§ EXERCISE
Exactly reproduce the lines of the listing below from the one containing "Reproduce this diagram with TikZ." through the one containing "(10.5,8) -- (1216,8);". Skip the images.

§ PROVIDED MATERIAL
↓↓↓

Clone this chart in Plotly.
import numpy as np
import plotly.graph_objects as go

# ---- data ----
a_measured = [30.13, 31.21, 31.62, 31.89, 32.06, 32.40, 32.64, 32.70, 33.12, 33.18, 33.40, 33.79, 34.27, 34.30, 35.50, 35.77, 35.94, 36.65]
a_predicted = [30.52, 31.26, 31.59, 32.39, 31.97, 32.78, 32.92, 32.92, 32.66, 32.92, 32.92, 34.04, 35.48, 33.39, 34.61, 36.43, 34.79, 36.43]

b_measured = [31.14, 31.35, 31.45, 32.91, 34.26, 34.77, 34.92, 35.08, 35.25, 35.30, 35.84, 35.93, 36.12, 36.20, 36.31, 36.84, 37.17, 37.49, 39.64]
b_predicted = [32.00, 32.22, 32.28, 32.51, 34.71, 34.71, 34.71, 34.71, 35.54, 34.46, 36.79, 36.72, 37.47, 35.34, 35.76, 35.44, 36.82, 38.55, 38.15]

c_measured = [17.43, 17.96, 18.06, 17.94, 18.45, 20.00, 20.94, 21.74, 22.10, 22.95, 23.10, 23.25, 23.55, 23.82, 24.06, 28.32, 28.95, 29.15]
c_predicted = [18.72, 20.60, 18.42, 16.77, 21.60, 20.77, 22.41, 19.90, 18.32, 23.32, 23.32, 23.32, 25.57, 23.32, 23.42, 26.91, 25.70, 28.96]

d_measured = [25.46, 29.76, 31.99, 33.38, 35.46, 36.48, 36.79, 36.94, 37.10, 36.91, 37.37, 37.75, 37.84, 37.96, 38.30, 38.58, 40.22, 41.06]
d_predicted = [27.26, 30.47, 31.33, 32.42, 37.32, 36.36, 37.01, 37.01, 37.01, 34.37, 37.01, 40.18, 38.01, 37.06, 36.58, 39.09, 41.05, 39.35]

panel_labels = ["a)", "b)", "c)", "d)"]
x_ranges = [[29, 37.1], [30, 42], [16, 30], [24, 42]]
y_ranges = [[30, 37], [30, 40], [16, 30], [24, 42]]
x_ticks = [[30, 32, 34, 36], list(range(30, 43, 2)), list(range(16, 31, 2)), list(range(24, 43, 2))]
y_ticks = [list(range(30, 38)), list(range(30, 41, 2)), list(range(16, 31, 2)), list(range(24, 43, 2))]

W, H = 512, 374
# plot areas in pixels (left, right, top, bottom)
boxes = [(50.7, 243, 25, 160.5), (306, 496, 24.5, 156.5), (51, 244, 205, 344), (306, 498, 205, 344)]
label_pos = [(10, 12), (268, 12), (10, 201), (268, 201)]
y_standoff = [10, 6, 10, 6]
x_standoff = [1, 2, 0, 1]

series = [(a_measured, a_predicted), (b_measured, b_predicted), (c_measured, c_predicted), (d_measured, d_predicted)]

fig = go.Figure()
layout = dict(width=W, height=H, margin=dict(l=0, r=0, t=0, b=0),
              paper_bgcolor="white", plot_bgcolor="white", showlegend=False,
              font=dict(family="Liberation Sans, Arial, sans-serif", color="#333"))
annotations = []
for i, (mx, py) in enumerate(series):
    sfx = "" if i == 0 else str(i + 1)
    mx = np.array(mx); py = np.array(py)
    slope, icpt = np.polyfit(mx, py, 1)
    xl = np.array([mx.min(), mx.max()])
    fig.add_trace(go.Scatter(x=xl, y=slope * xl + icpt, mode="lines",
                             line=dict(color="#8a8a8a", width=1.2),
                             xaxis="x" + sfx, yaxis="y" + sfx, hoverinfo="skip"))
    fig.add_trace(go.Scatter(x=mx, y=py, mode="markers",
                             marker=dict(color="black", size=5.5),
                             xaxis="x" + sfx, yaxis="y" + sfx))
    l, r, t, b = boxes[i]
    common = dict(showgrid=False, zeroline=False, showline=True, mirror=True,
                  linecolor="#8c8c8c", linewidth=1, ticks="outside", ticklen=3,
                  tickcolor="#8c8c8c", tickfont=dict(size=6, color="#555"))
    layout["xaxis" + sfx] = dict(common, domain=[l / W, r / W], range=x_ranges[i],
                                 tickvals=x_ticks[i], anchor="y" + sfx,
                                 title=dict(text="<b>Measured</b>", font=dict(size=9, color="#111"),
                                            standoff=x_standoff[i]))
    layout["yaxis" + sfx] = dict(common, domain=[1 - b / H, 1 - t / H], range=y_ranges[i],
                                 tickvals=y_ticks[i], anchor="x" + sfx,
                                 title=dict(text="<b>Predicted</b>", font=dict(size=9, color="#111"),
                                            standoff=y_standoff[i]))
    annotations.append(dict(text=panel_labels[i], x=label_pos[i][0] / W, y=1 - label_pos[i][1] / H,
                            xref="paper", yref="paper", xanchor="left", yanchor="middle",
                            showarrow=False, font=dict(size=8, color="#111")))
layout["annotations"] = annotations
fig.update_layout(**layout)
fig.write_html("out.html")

↑↑↑
↓↓↓

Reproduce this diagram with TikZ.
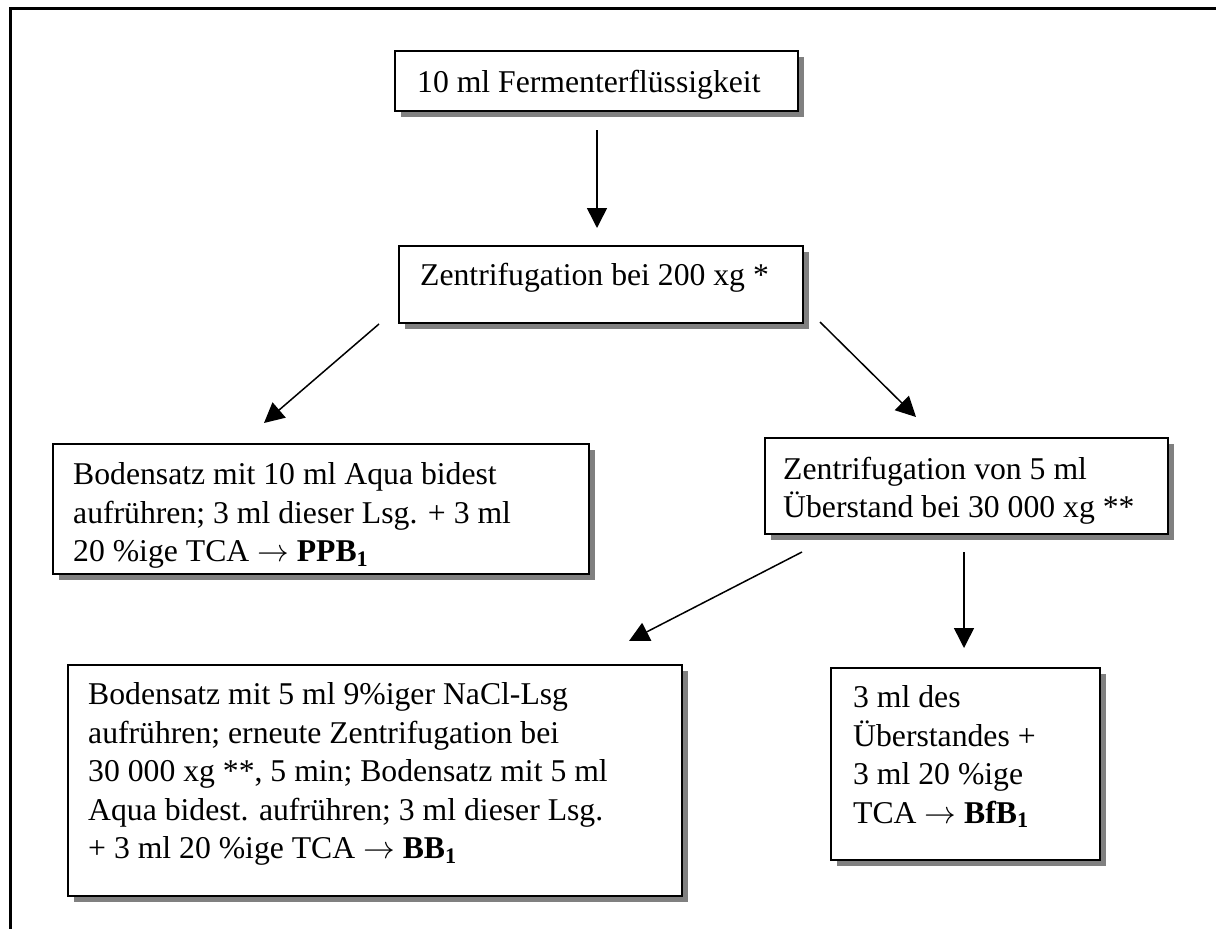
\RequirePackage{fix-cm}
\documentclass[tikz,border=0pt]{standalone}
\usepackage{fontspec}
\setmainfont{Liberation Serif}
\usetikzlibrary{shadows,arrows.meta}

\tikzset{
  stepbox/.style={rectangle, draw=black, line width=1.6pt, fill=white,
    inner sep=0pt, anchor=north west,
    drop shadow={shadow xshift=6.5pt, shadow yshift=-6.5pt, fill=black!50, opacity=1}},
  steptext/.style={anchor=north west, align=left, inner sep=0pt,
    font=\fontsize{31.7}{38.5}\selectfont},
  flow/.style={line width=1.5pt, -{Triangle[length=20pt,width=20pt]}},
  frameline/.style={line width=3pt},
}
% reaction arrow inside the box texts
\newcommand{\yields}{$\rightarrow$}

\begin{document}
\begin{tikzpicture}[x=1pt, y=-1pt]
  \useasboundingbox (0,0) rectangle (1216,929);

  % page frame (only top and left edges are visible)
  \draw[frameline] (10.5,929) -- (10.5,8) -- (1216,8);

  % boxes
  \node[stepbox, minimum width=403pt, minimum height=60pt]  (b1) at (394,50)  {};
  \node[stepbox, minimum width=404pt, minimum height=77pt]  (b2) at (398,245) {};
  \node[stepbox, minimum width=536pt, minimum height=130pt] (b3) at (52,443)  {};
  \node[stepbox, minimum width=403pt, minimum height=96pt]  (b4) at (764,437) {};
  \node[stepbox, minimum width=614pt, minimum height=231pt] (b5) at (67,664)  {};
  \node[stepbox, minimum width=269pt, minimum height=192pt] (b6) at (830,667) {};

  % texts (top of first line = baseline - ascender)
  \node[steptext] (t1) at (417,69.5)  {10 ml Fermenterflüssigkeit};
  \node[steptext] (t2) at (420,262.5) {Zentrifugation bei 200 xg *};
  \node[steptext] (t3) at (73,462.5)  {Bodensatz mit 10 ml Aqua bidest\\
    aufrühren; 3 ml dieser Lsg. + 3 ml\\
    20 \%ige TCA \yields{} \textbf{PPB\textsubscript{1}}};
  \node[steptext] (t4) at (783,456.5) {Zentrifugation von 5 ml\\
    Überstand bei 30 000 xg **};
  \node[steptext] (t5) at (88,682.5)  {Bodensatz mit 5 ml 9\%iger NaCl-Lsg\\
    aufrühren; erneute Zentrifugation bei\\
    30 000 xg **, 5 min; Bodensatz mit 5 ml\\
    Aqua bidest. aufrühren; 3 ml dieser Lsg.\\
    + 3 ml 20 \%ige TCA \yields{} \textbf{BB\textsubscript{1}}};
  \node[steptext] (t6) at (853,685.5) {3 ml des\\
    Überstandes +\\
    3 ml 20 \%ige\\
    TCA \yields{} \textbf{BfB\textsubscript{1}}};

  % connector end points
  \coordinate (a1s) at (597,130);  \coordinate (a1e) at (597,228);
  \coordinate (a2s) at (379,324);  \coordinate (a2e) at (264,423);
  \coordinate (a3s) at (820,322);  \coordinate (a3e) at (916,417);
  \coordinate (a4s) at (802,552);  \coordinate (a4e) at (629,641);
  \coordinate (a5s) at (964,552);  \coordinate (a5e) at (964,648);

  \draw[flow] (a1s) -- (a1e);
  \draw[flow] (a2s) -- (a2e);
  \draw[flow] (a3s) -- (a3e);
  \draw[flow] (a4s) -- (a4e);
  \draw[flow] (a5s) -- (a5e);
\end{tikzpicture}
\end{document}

↑↑↑

§ THE ANSWER
Reproduce this diagram with TikZ.
\RequirePackage{fix-cm}
\documentclass[tikz,border=0pt]{standalone}
\usepackage{fontspec}
\setmainfont{Liberation Serif}
\usetikzlibrary{shadows,arrows.meta}

\tikzset{
  stepbox/.style={rectangle, draw=black, line width=1.6pt, fill=white,
    inner sep=0pt, anchor=north west,
    drop shadow={shadow xshift=6.5pt, shadow yshift=-6.5pt, fill=black!50, opacity=1}},
  steptext/.style={anchor=north west, align=left, inner sep=0pt,
    font=\fontsize{31.7}{38.5}\selectfont},
  flow/.style={line width=1.5pt, -{Triangle[length=20pt,width=20pt]}},
  frameline/.style={line width=3pt},
}
% reaction arrow inside the box texts
\newcommand{\yields}{$\rightarrow$}

\begin{document}
\begin{tikzpicture}[x=1pt, y=-1pt]
  \useasboundingbox (0,0) rectangle (1216,929);

  % page frame (only top and left edges are visible)
  \draw[frameline] (10.5,929) -- (10.5,8) -- (1216,8);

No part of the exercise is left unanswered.